There’s a good LessWrong post about this too, how you can waste 20 years of your life on a totally wrong idea and it will contribute to society, but it’s a bit cruel to be encouraged to waste 20 years of your life on a false idea
I agree that actually, fully understanding something is the best way to reach the truth on something, rather than deferring to experts. But at the same time, practically speaking you will not have the wherewithal to personally vet 99.99% of your knowledge, so there will always inevitably be a few false beliefs that sneak in; the best you can do is have epistemic humility and be willing to continuously re-evaluate what you think you know and who you trust.

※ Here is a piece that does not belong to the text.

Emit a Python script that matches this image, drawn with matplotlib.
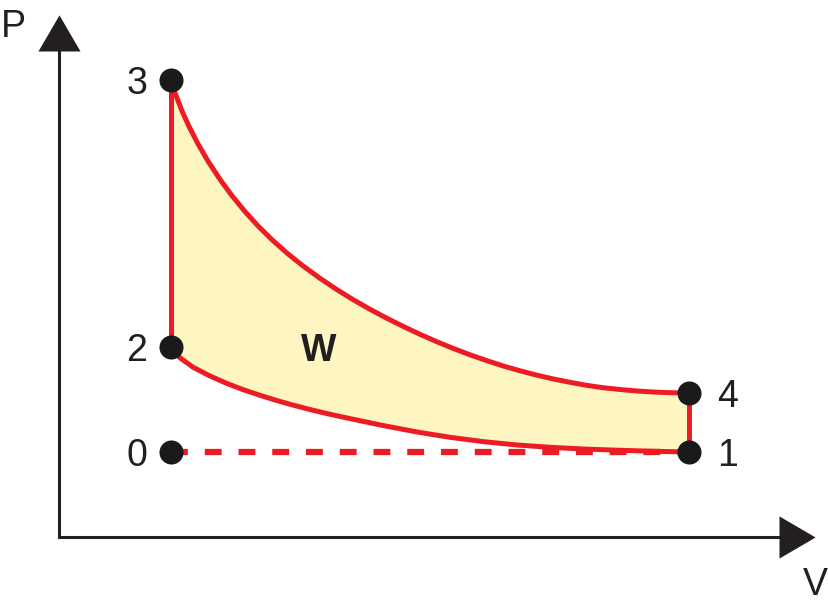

Persuasiveness is a powerful trait, and intelligent, persuasive people are a little scary because it's so easy to fall into a bit of a trance from their rhetorical skill and their smooth explication of the best arguments [for their side]. *Especially* for subjects out of your own wheelhouse.
Hell, I find myself too easily convinced by smart people making good arguments in fields that aren't my own and it takes a lot of effortful, System 2 engagement to stop myself from simply adopting the beliefs so clearly explicated for me.
What I love about Scott and many others in the SSC/ACX commentariat (hehe) is the combination of:
(1) attempting to steelman other positions [and expressing that value directly],
(2) explicit willingness to change / acknowledge error [and expressing that value directly], and
(3) cultivating a community of "check my work please" and in-depth arguments in the comment section [and expressing the value of poking holes in each other's thoughts with civility].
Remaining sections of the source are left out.